Let us have a look at what the effect will be. It is not an overstatement to say that this legislation is Work Choices on water. In fact, it is worse than Work Choices on water—Work Choices essentially reduced the wages of Australians; this essentially wipes out the jobs of Australians. So it is probably an understatement to call it Work Choices on water. Eighty-eight per cent of the government's estimated savings from this bill are due to the sacking of Australian workers, replacing them with 90 per cent foreign crews being paid Third World wage rates. Eighty-eight per cent of the estimated savings comes from sacking Australian workers. What a government! They would walk into this place and argue for that; they would deliberately set about developing a policy where they openly admit that 88 per cent of their estimated savings are due to the sacking of Australian workers. The government's official modelling does not account for the cost of lost Australian jobs, lost local spending and local tax and higher welfare spending resulting from the sacking of those workers. The government's official modelling assumes that removal of Australian workplace standards will occasion significant sackings, including in Tasmania and in the Australian cruise sector based in northern Australia. Again—new head, same rotten carcass of a government. It is job destroying every day and continuing to do so this week in spite of the new rhetoric.

What should happen here? What should the government be doing here? I would argue that the fact that ships are plying our waters does not make them a different case than the trucks that ply our roads. It would not be acceptable, and Australia would be up in arms, if suddenly we allowed foreign registered trucks that did not meet our safety standards or our industrial relations standards to ply our highways and put Australian trucking companies out of business. We would not allow it. The population would be up in arms. In fact, there would probably be members of the government—even this government—who would be up in arms if that were the case. Yet this government is prepared to do that on our waters.

The issues with this legislation are not just with the jobs themselves but also with environmental protection. Australian flagged ships have very high environmental standards, especially in heavily used areas like the Great Barrier Reef. Recent incidents such as those of the Shen Neng in 2010 on the reef, the Pacific Adventurer in 2009 off the Sunshine Coast and the China Steel Developer in 2015 off Mackay—all foreign flagged vessels—underscore the risk that we put our natural assets in when we take this path.

There is also a security interest which is worth mentioning. We have a government that talks the talk—and has done for two years now—on security interests, but the screening of foreign crews is nowhere near as comprehensive as the screening of Australian crews. The Office of Transport Security acknowledges this. Without the kind of screening that this country needs in our waterways to keep us safe, there would be many more foreign sailors moving in and out of our ports.

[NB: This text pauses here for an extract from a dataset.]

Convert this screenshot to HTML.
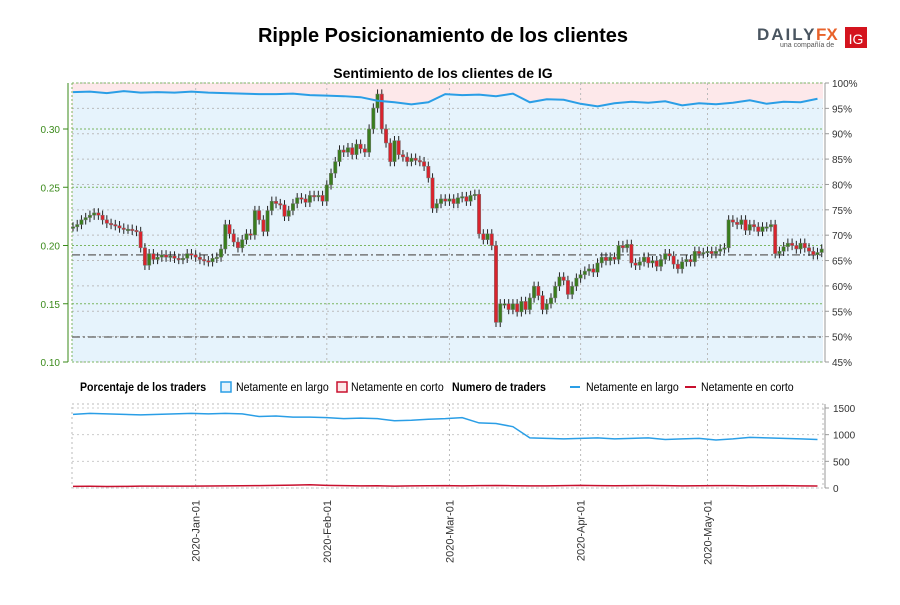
<!DOCTYPE html>
<html><head><meta charset="utf-8"><style>
body{margin:0;background:#fff;font-family:"Liberation Sans",sans-serif}
svg text{font-family:"Liberation Sans",sans-serif}
</style></head><body>
<svg id="c" width="900" height="600" xmlns="http://www.w3.org/2000/svg">
<text x="443" y="42" text-anchor="middle" font-size="20" font-weight="bold">Ripple Posicionamiento de los clientes</text>
<g>
<text x="757" y="40" font-size="17" font-weight="bold" fill="#4a5560" letter-spacing="2">DAILY</text>
<text x="816" y="40" font-size="17" font-weight="bold" fill="#e8622a">FX</text>
<text x="780" y="47" font-size="7" fill="#555">una compañía de</text>
<rect x="845" y="27" width="22" height="21" fill="#d4141e"/>
<text x="856" y="44" text-anchor="middle" font-size="14" fill="#fff">IG</text>
</g>
<text x="443" y="78" text-anchor="middle" font-size="14" font-weight="bold">Sentimiento de los clientes de IG</text>
<g id="main"></g>
<g id="legend" font-size="12">
<text x="80" y="391" font-weight="bold" transform="translate(80,0) scale(0.88,1) translate(-80,0)">Porcentaje de los traders</text>
<rect x="221" y="382" width="10" height="10" fill="#e6f3fc" stroke="#2a9ee6" stroke-width="1.5"/>
<text x="236" y="391" transform="translate(236,0) scale(0.88,1) translate(-236,0)">Netamente en largo</text>
<rect x="337" y="382" width="10" height="10" fill="#fde8e8" stroke="#c8102e" stroke-width="1.5"/>
<text x="351" y="391" transform="translate(351,0) scale(0.88,1) translate(-351,0)">Netamente en corto</text>
<text x="452" y="391" font-weight="bold" transform="translate(452,0) scale(0.88,1) translate(-452,0)">Numero de traders</text>
<line x1="570" y1="387" x2="580" y2="387" stroke="#2a9ee6" stroke-width="2"/>
<text x="586" y="391" transform="translate(586,0) scale(0.88,1) translate(-586,0)">Netamente en largo</text>
<line x1="685" y1="387" x2="696" y2="387" stroke="#c8102e" stroke-width="2"/>
<text x="701" y="391" transform="translate(701,0) scale(0.88,1) translate(-701,0)">Netamente en corto</text>
</g>
<g id="sub"></g>
</svg>
<script>
const closes=[0.216,0.218,0.222,0.224,0.226,0.228,0.226,0.222,0.219,0.218,0.217,0.215,0.214,0.214,0.213,0.212,0.198,0.183,0.193,0.188,0.190,0.192,0.190,0.191,0.189,0.188,0.189,0.193,0.192,
0.190,0.188,0.187,0.186,0.189,0.190,0.197,0.218,0.210,0.203,0.198,0.205,0.210,0.209,0.230,0.222,0.212,0.230,0.238,0.236,0.235,0.225,0.230,0.236,0.241,0.240,0.237,0.243,0.242,0.243,0.238,
0.252,0.262,0.272,0.282,0.280,0.284,0.278,0.287,0.283,0.280,0.300,0.318,0.330,0.300,0.288,0.272,0.290,0.278,0.276,0.272,0.275,0.273,0.272,0.268,0.258,0.232,0.236,0.240,0.238,
0.240,0.236,0.241,0.242,0.238,0.243,0.244,0.210,0.205,0.210,0.200,0.134,0.150,0.150,0.145,0.150,0.143,0.152,0.145,0.155,0.165,0.157,0.145,0.150,0.155,0.165,0.173,0.170,0.158,0.165,0.172,
0.175,0.178,0.180,0.177,0.185,0.190,0.187,0.190,0.188,0.200,0.198,0.201,0.185,0.183,0.186,0.190,0.185,0.187,0.182,0.188,0.193,0.191,0.184,0.180,0.186,0.188,0.186,0.195,0.193,0.194,
0.195,0.193,0.195,0.197,0.198,0.222,0.220,0.218,0.222,0.213,0.218,0.216,0.212,0.216,0.216,0.218,0.193,0.195,0.199,0.202,0.200,0.197,0.202,0.198,0.195,0.192,0.194,0.197];
const longPct=[98.2,98.3,98.0,98.4,98.1,98.2,98.1,98.3,98.1,98.0,97.9,97.8,97.8,97.9,97.6,97.5,97.4,97.2,96.5,96.2,95.8,96.2,97.8,97.6,97.7,97.4,97.9,96.2,96.8,96.7,95.9,95.4,96.0,96.3,96.1,96.4,95.6,96.0,95.8,96.1,96.6,95.9,96.3,96.2,96.9];
const longTraders=[1380,1400,1390,1380,1370,1380,1390,1400,1390,1400,1390,1340,1350,1330,1330,1320,1300,1310,1300,1260,1270,1290,1300,1320,1220,1210,1150,940,930,920,930,940,920,930,940,910,920,930,900,920,950,940,930,920,910];
const shortTraders=[30,32,28,30,35,34,35,36,38,40,42,45,50,55,60,50,45,40,42,35,40,42,45,40,44,48,42,40,40,44,50,45,42,45,48,44,40,42,45,44,40,42,45,40,38];
const priceTicks=[0.10,0.15,0.20,0.25,0.30];
const refLevels=[0.192,0.1215];
const pctTicks=[45,50,55,60,65,70,75,80,85,90,95,100];
const traderTicks=[0,500,1000,1500];
const monthLabels=["2020-Jan-01","2020-Feb-01","2020-Mar-01","2020-Apr-01","2020-May-01"];
const monthDayIdx=[29,60,89,120,150];
const NS="http://www.w3.org/2000/svg";
const L=72,R=823,T=83,B=362,ST=404,SB=488;
const X=i=>L+1+i*4.23;
const YP=p=>B-(p-0.10)*(B-129)/0.20;
const YC=v=>B-(v-45)*(B-T)/55;
const YT=v=>SB-v*(SB-408)/1500;
function el(t,a,p){const e=document.createElementNS(NS,t);for(const k in a)e.setAttribute(k,a[k]);(p||document.getElementById('main')).appendChild(e);return e;}
const m=document.getElementById('main'),s=document.getElementById('sub');
let pts=longPct.map((v,i)=>[X(i*4),YC(v)]);
let bg=el('rect',{x:L,y:T,width:R-L,height:B-T,fill:'#fde8ea'});

let blue=el('path',{d:'M'+L+','+B+' L'+pts.map(p=>p.join(',')).join(' L')+' L'+R+','+pts[pts.length-1][1]+' L'+R+','+B+'Z',fill:'#e6f3fc'});

pctTicks.forEach(v=>{el('line',{x1:L,x2:R,y1:YC(v),y2:YC(v),stroke:'#bbb','stroke-dasharray':'2,3'});
 const t=el('text',{x:R+9,y:YC(v)+4,'font-size':10,fill:'#333'});t.textContent=v+'%';
 el('line',{x1:R+2,x2:R+6,y1:YC(v),y2:YC(v),stroke:'#999'});});
priceTicks.forEach(v=>{el('line',{x1:L,x2:R,y1:YP(v),y2:YP(v),stroke:'#7bb661','stroke-dasharray':'2,2'});
 const t=el('text',{x:60,y:YP(v)+4,'font-size':10,fill:'#3a8a1a','text-anchor':'end'});t.textContent=v.toFixed(2);
 el('line',{x1:63,x2:68,y1:YP(v),y2:YP(v),stroke:'#3a8a1a'});});
el('line',{x1:L,x2:R,y1:T,y2:T,stroke:'#7bb661','stroke-dasharray':'2,2'});
el('line',{x1:68,x2:68,y1:T,y2:B,stroke:'#3a8a1a'});
el('line',{x1:R+2,x2:R+2,y1:T,y2:B,stroke:'#999'});
el('line',{x1:L,x2:L,y1:T,y2:B,stroke:'#7bb661','stroke-dasharray':'2,2'});
monthDayIdx.forEach((d,k)=>{el('line',{x1:X(d),x2:X(d),y1:T,y2:B,stroke:'#bbb','stroke-dasharray':'2,3'});
 el('line',{x1:X(d),x2:X(d),y1:ST,y2:SB,stroke:'#bbb','stroke-dasharray':'2,3'},s);
 const t=el('text',{x:0,y:0,'font-size':11,fill:'#333','text-anchor':'end',transform:'translate('+(X(d)+4)+',500) rotate(-90)'},s);
 t.textContent=monthLabels[k];});
refLevels.forEach(v=>el('line',{x1:L,x2:R,y1:YP(v),y2:YP(v),stroke:'#777','stroke-width':1.5,'stroke-dasharray':'8,3,2,3'}));
closes.forEach((c,i)=>{const o=i?closes[i-1]:c;const up=c>=o;const hi=Math.max(o,c)+0.004,lo=Math.min(o,c)-0.004;
 const g=el('g',{});
 el('line',{x1:X(i),x2:X(i),y1:YP(hi),y2:YP(lo),stroke:'#222'},g);
 const y1=YP(Math.max(o,c)),h=Math.max(1.5,YP(Math.min(o,c))-y1);
 el('rect',{x:X(i)-1.7,y:y1,width:3.4,height:h,fill:up?'#3a7d1e':'#d9232d',stroke:'#777','stroke-width':0.5},g);});
let ln=el('polyline',{points:pts.map(p=>p.join(',')).join(' '),fill:'none',stroke:'#2a9ee6','stroke-width':2});

el('rect',{x:L,y:ST,width:R-L,height:SB-ST,fill:'none',stroke:'#bbb','stroke-dasharray':'2,3'},s);
traderTicks.forEach(v=>{el('line',{x1:L,x2:R,y1:YT(v),y2:YT(v),stroke:'#ccc','stroke-dasharray':'2,3'},s);
 el('line',{x1:R+2,x2:R+6,y1:YT(v),y2:YT(v),stroke:'#999'},s);
 const t=el('text',{x:R+10,y:YT(v)+4,'font-size':10,fill:'#333'},s);t.textContent=v;});
el('line',{x1:R+2,x2:R+2,y1:ST,y2:SB,stroke:'#999'},s);
let l2=el('polyline',{points:longTraders.map((v,i)=>X(i*4)+','+YT(v)).join(' '),fill:'none',stroke:'#2a9ee6','stroke-width':1.5},s);

let l3=el('polyline',{points:shortTraders.map((v,i)=>X(i*4)+','+YT(v)).join(' '),fill:'none',stroke:'#c8102e','stroke-width':1.5},s);

</script>
</body></html>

On the whole, this is a dreadful piece of legislation that will decimate an incredibly important industry and that will leave thousands of Australian seafarers and their families in a position where they are much worse off than they are now. We will see our environmental protections weakened and our security protections weakened. I would urge the government, with its new head, to perhaps use it to rethink. It is not a good sign of a new supposed change in direction to be sitting in the House today debating a bill that will remove jobs from so many Australian workers in such a deliberate way. I condemn the government for this bill.